6. The desulfurization solvent network design method based on process connotation according to claim 4, characterized in that, S5 specifically includes: S501: Desulfurization units that cannot reuse amine-rich liquid from other desulfurization units are classified as first-stage desulfurization units; if multiple first-stage desulfurization units exist, they shall be discharged in parallel.

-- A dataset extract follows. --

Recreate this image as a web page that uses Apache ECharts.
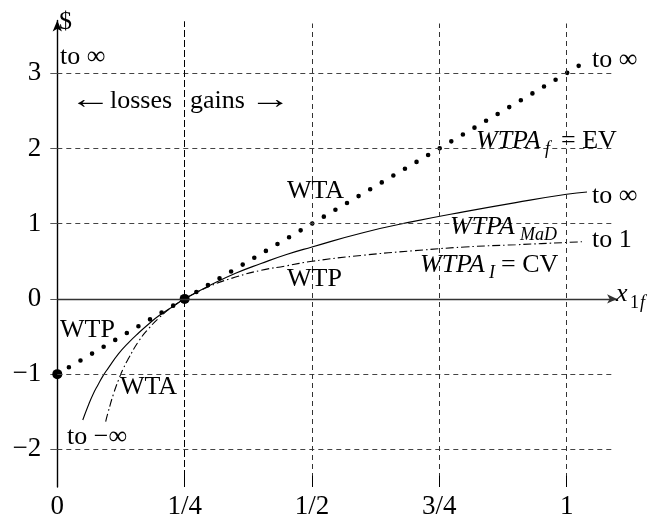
<!DOCTYPE html>
<html><head><meta charset="utf-8">
<script src="https://cdn.jsdelivr.net/npm/echarts@6/dist/echarts.min.js"></script>
<style>html,body{margin:0;padding:0;background:#fff}#c{width:661px;height:520px}</style>
</head><body><div id="c"></div>
<script>
// tick values and labels
const xTicks = [0, 0.25, 0.5, 0.75, 1];
const xTickLabels = ['0', '1/4', '1/2', '3/4', '1'];
const yTicks = [-2, -1, 0, 1, 2, 3];
const yTickLabels = ['\u22122', '\u22121', '0', '1', '2', '3'];
const yGrid = [-2, -1, 1, 2, 3];
const xGrid = [0.5, 0.75, 1];
const xDivider = [0.25];

// WTPA_f = EV (dotted straight line)
const evX = [0, 0.25, 0.5, 0.75, 1, 1.034];
const evY = [-1, 0, 1, 2, 3, 3.14];
// WTPA_MaD (solid)
const madX = [0.05, 0.06, 0.07, 0.08, 0.09, 0.1, 0.12, 0.14, 0.16, 0.18, 0.2, 0.225, 0.25, 0.3, 0.35, 0.4, 0.45, 0.5, 0.6, 0.7, 0.8, 0.9, 1.0, 1.04];
const madY = [-1.61, -1.43, -1.27, -1.14, -1.02, -0.92, -0.73, -0.58, -0.45, -0.33, -0.22, -0.11, 0, 0.18, 0.34, 0.47, 0.59, 0.69, 0.88, 1.03, 1.16, 1.28, 1.39, 1.42];
// WTPA_I = CV (dash-dot)
const cvX = [0.095, 0.1, 0.11, 0.12, 0.13, 0.14, 0.16, 0.18, 0.2, 0.225, 0.25, 0.3, 0.35, 0.4, 0.45, 0.5, 0.6, 0.7, 0.8, 0.9, 1.0, 1.03];
const cvY = [-1.63, -1.5, -1.27, -1.08, -0.92, -0.79, -0.56, -0.39, -0.25, -0.11, 0, 0.17, 0.29, 0.38, 0.44, 0.5, 0.58, 0.64, 0.69, 0.72, 0.75, 0.76];
// highlighted points
const keyX = [0, 0.25];
const keyY = [-1, 0];

const X_MIN = 0, X_MAX = 1.1, Y_MIN = -2.5, Y_MAX = 3.7;
const FONT = '"Liberation Serif", "Times New Roman", serif';
const FS = 26, SFS = 18;

const zip = (a, b) => a.map((v, i) => [v, b[i]]);

const chart = echarts.init(document.getElementById('c'), null, {renderer: 'canvas'});

const gridH = yGrid.map(v => [{coord: [X_MIN, v]}, {coord: [1.095, v]}]);
const gridV = xGrid.map(v => [{coord: [v, Y_MIN]}, {coord: [v, 3.66]}]);
const divV = xDivider.map(v => [{coord: [v, Y_MIN]}, {coord: [v, 3.69]}]);
const bottomTicks = xTicks.slice(1).map(v => [{coord: [v, Y_MIN]}, {coord: [v, Y_MIN + 0.15]}]);

function helper(data, lineStyle, symbol, symbolSize) {
  return {
    type: 'line', data: [], silent: true, z: 1,
    markLine: {
      silent: true, animation: false,
      symbol: symbol || ['none', 'none'], symbolSize: symbolSize || 8,
      label: {show: false}, lineStyle: lineStyle, data: data,
      emphasis: {disabled: true}
    }
  };
}

chart.setOption({
  animation: false,
  backgroundColor: '#fff',
  grid: {left: 57.3, right: 43.4, top: 20.5, bottom: 31.5, containLabel: false},
  xAxis: {
    type: 'value', min: X_MIN, max: X_MAX, interval: 0.25, position: 'bottom',
    axisLine: {show: false},
    axisTick: {show: false},
    splitLine: {show: false},
    axisLabel: {
      customValues: xTicks, margin: 6, color: '#000', fontFamily: FONT, fontSize: 27,
      formatter: v => { const i = xTicks.findIndex(t => Math.abs(t - v) < 1e-6); return i >= 0 ? xTickLabels[i] : ''; }
    }
  },
  yAxis: {
    type: 'value', min: Y_MIN, max: Y_MAX,
    axisLine: {show: true, onZero: false, symbol: ['none', 'arrow'], symbolSize: [7, 11],
      lineStyle: {color: '#000', width: 1.4}},
    axisTick: {show: true, customValues: yTicks, length: 7, lineStyle: {color: '#555', width: 1}},
    splitLine: {show: false},
    axisLabel: {
      customValues: yTicks, margin: 16, color: '#000', fontFamily: FONT, fontSize: 27,
      formatter: v => { const i = yTicks.findIndex(t => Math.abs(t - v) < 1e-6); return i >= 0 ? yTickLabels[i] : ''; }
    }
  },
  series: [
    helper(gridH, {color: '#444', width: 1, type: [5, 4]}),
    helper(gridV, {color: '#333', width: 1, type: [5, 4]}),
    helper(divV, {color: '#000', width: 1, type: [7, 3]}),
    helper(bottomTicks, {color: '#000', width: 1, type: 'solid'}),
    helper([[{coord: [X_MIN, 0]}, {coord: [1.099, 0]}]], {color: '#333', width: 1.3, type: 'solid'}, ['none', 'arrow'], [7, 10]),
    {
      name: 'WTPA_f = EV', type: 'line', data: zip(evX, evY), showSymbol: false, symbol: 'none', z: 3,
      lineStyle: {color: '#000', width: 4.6, type: [0, 13.46], cap: 'round'}
    },
    {
      name: 'WTPA_MaD', type: 'line', data: zip(madX, madY), showSymbol: false, symbol: 'none', smooth: true, z: 3,
      lineStyle: {color: '#000', width: 1.1}
    },
    {
      name: 'WTPA_I = CV', type: 'line', data: zip(cvX, cvY), showSymbol: false, symbol: 'none', smooth: true, z: 3,
      lineStyle: {color: '#000', width: 1.1, type: [8, 3, 1.5, 3]}
    },
    {
      type: 'scatter', data: zip(keyX, keyY), symbol: 'circle', symbolSize: 10, z: 4,
      itemStyle: {color: '#000', opacity: 1}
    }
  ]
});

function t(x, y, text, opt) {
  opt = opt || {};
  return {
    type: 'text', x: x, y: y, z: 10, silent: true, scaleX: opt.scaleX || 1,
    style: {
      text: text, fill: '#000', align: opt.align || 'left', verticalAlign: 'middle',
      font: (opt.italic ? 'italic ' : '') + (opt.size || FS) + 'px ' + FONT
    }
  };
}

chart.setOption({
  graphic: [
    t(59, 22, '$'),
    t(60, 57, 'to \u221e'),
    t(90, 101, '\u2190', {align: 'center', size: 28, scaleX: 1.5}),
    t(110, 101, 'losses'),
    t(190, 101, 'gains'),
    t(270, 101, '\u2192', {align: 'center', size: 28, scaleX: 1.5}),
    t(287, 191, 'WTA'),
    t(476, 141.5, 'WTPA', {italic: true}),
    t(545, 149, 'f', {italic: true, size: SFS}),
    t(561, 141.5, '= EV'),
    t(592, 60, 'to \u221e'),
    t(592, 196, 'to \u221e'),
    t(450, 227.5, 'WTPA', {italic: true}),
    t(520, 235, 'MaD', {italic: true, size: SFS}),
    t(592, 240, 'to 1'),
    t(420, 265.5, 'WTPA', {italic: true}),
    t(489, 273, 'I', {italic: true, size: SFS}),
    t(501, 265.5, '= CV'),
    t(287, 279.5, 'WTP'),
    t(616, 294, 'x', {italic: true}),
    t(630, 303, '1', {size: SFS}),
    t(640, 303, 'f', {italic: true, size: SFS}),
    t(60, 330, 'WTP'),
    t(120, 387, 'WTA'),
    t(67, 437, 'to \u2212\u221e')
  ]
});
</script></body></html>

S502: Desulfurization units that can only reuse the rich amine solution from the first-stage desulfurization unit are classified as second-stage desulfurization units; desulfurization units that can only reuse the rich amine solution from the first-stage and second-stage desulfurization units are classified as third-stage desulfurization units, and so on.

7. The desulfurization solvent network design method based on process connotation according to claim 6, characterized in that, S5 also includes: When the second-stage desulfurization unit reuses the rich amine solution from the first-stage desulfurization unit, and there is still a surplus of rich amine solution from the first-stage desulfurization unit, the surplus rich amine solution from the first-stage desulfurization unit is diverted to the third-stage desulfurization unit for use, and so on.

8. The desulfurization solvent network design method based on process connotation according to claim 6, characterized in that, S5 also includes: If the matching relationship between desulfurization unit A and desulfurization unit B is complete reuse, then desulfurization unit B reuses all the amine-rich liquid from desulfurization unit A.

9. The desulfurization solvent network design method based on process connotation according to claim 6, characterized in that, S6 specifically includes: Starting from the origin O, with the H2S concentration of the amine-rich liquid in desulfurization unit A as the slope and the flow rate of the amine-rich liquid in desulfurization unit A as the abscissa, draw line segment L6 on the H2S load-flow diagram of desulfurization unit B. If line segment L6 intersects or is tangent to the amine-poor liquid curve of desulfurization unit B, then the amount of fresh amine liquid used after desulfurization unit B reuses the amine-rich liquid from desulfurization unit A is 0. The intersection or tangency point indicates the amount of amine-rich liquid reused by desulfurization unit A. Otherwise, move L6 along L1 until L6 intersects or is tangent to the lean amine liquid curve of desulfurization unit B, denoted as L6'. Connect the origin O with the intersection or tangent point of L6' and the lean amine liquid curve to obtain L7. The x-coordinate of the intersection point of L6' and L1 is the amount of fresh amine liquid used after desulfurization unit B reuses the rich amine liquid from desulfurization unit A. The x-coordinate corresponding to the end of L7 minus the amount of fresh amine liquid used is the amount of rich amine liquid reused by desulfurization unit A.

10. The desulfurization solvent network design method based on process connotation according to claim 1, characterized in that, In S1, the flow rates of lean amine solution, rich amine solution, and H2S concentration of rich amine solution are obtained through simulation calculation or experiment to achieve the desulfurization target when lean amine solution with different H2S concentrations is used.